Just because a game is long doesn't mean it's not "casual." The Sims is the epitome of a "casual game," and you can play a single game of that longer than many "hardcore" games. What made Zelda appeal to the expanded audience - and a trait that it shares with The Sims - is that it's accessible, and that it's easy to fit into casual play schedules. The latter is largely due to the save system, while the former owes itself to the NES' simple control scheme and the fact that combat only requires a couple of buttons that each do the same thing.

The "high score = hardcore" phenomenon is by no means universal, true. The "hardcore" nature of arcade games stems largely from the competitive culture surrounding them at the time - though their largely inaccessible nature, by way of their high-score-oriented achievement mentality and long required play sessions, also plays a large part. Tapper had no such connotations.

The notion that save games came into existence due to power outages, rather than as a disruptive market strategy designed to reel in new gamers, is also ridiculous, and doesn't give nearly enough credit to Nintendo's inventive marketing. I don't know what would lead you to believe that, as the latter assertion seems far more logical and far more in line with Nintendo's business strategies at the time.

Re, the anecdotal evidence concerning your family: The plural of "anecdote" is not "data."

People were complaining about NES games' difficulty - relative to arcade games? Care to point me to some such accounts, or are you just pulling all of this out of your ass?

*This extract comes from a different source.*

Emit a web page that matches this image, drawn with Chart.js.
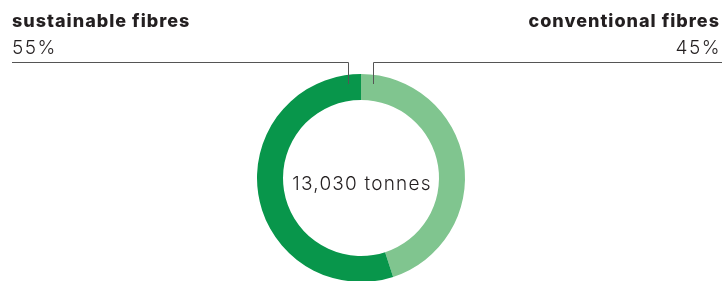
<!DOCTYPE html>
<html>
<head>
<meta charset="utf-8">
<script src="https://cdn.jsdelivr.net/npm/chart.js@4/dist/chart.umd.min.js"></script>
<style>
  html, body { margin: 0; padding: 0; background: #fff; overflow: hidden; }
  #wrap { position: relative; width: 724px; height: 281px; overflow: hidden; }
  #chart { position: absolute; left: 0; top: 0; }
</style>
</head>
<body>
<div id="wrap">
  <canvas id="chart" width="724" height="300"></canvas>
</div>
<script>
// data
const categories = ["conventional fibres", "sustainable fibres"];
const shares = [45, 55];
const shareLabels = ["45%", "55%"];
const totalLabel = "13,030 tonnes";
const colours = ["#80c58f", "#08964b"];

const ink = "#231f20";

// draws headings, leader lines and the total in the middle
const labelsPlugin = {
	id: "labels",
	afterDraw(chart) {
		const ctx = chart.ctx;
		const arc = chart.getDatasetMeta(0).data[0];
		const cx = arc.x;
		const cy = arc.y;
		const rOut = arc.outerRadius;
		const lineY = 62;
		const tickBottom = cy - rOut + 10;

		ctx.save();
		ctx.strokeStyle = "#555";
		ctx.lineWidth = 1;

		// left leader (sustainable)
		ctx.beginPath();
		ctx.moveTo(12, lineY + 0.5);
		ctx.lineTo(cx - 13 + 0.5, lineY + 0.5);
		ctx.lineTo(cx - 13 + 0.5, tickBottom);
		ctx.stroke();

		// right leader (conventional)
		ctx.beginPath();
		ctx.moveTo(722, lineY + 0.5);
		ctx.lineTo(cx + 12 + 0.5, lineY + 0.5);
		ctx.lineTo(cx + 12 + 0.5, tickBottom);
		ctx.stroke();

		ctx.fillStyle = ink;
		ctx.textBaseline = "alphabetic";

		ctx.font = "800 18px Inter";
		ctx.letterSpacing = "1px";
		ctx.textAlign = "left";
		ctx.fillText(categories[1], 12, 27);
		ctx.textAlign = "right";
		ctx.fillText(categories[0], 720, 27);

		ctx.font = "300 19px Inter";
		ctx.letterSpacing = "1.5px";
		ctx.textAlign = "left";
		ctx.fillText(shareLabels[1], 12, 54);
		ctx.textAlign = "right";
		ctx.fillText(shareLabels[0], 721, 54);

		ctx.font = "300 19px Inter";
		ctx.letterSpacing = "1.2px";
		ctx.textAlign = "center";
		ctx.fillText(totalLabel, cx + 1, 190);
		ctx.restore();
	}
};

new Chart(document.getElementById("chart"), {
	type: "doughnut",
	data: {
		labels: categories,
		datasets: [{
			data: shares,
			backgroundColor: colours,
			borderWidth: 0
		}]
	},
	options: {
		responsive: false,
		animation: false,
		cutout: "75%",
		layout: {
			padding: { left: 257, right: 259, top: 74, bottom: 18 }
		},
		plugins: {
			legend: { display: false },
			tooltip: { enabled: false }
		}
	},
	plugins: [labelsPlugin]
});
</script>
</body>
</html>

"Going from point A to point B" was a simplistic description, but if you want to play semantics, what I meant to say was that the new NES games were progression-based, as opposed to achievement-based. That is to say, they still had achievements, but the achievements involved reaching a certain point of progression, as opposed to the more arbitrary achievement of beating your high score or what-have-you.

I don't know where you got that I'm European - I've lived in the mid-Atlantic US my entire life. I don't think that our experiences would be that different.



"'Casual games' are something the 'Game Industry' invented to explain away the Wii success instead of actually listening or looking at what Nintendo did. There is no 'casual strategy' from Nintendo. 'Accessible strategy', yes, but ‘casual gamers’ is just the 'Game Industry''s polite way of saying what they feel: 'retarded gamers'."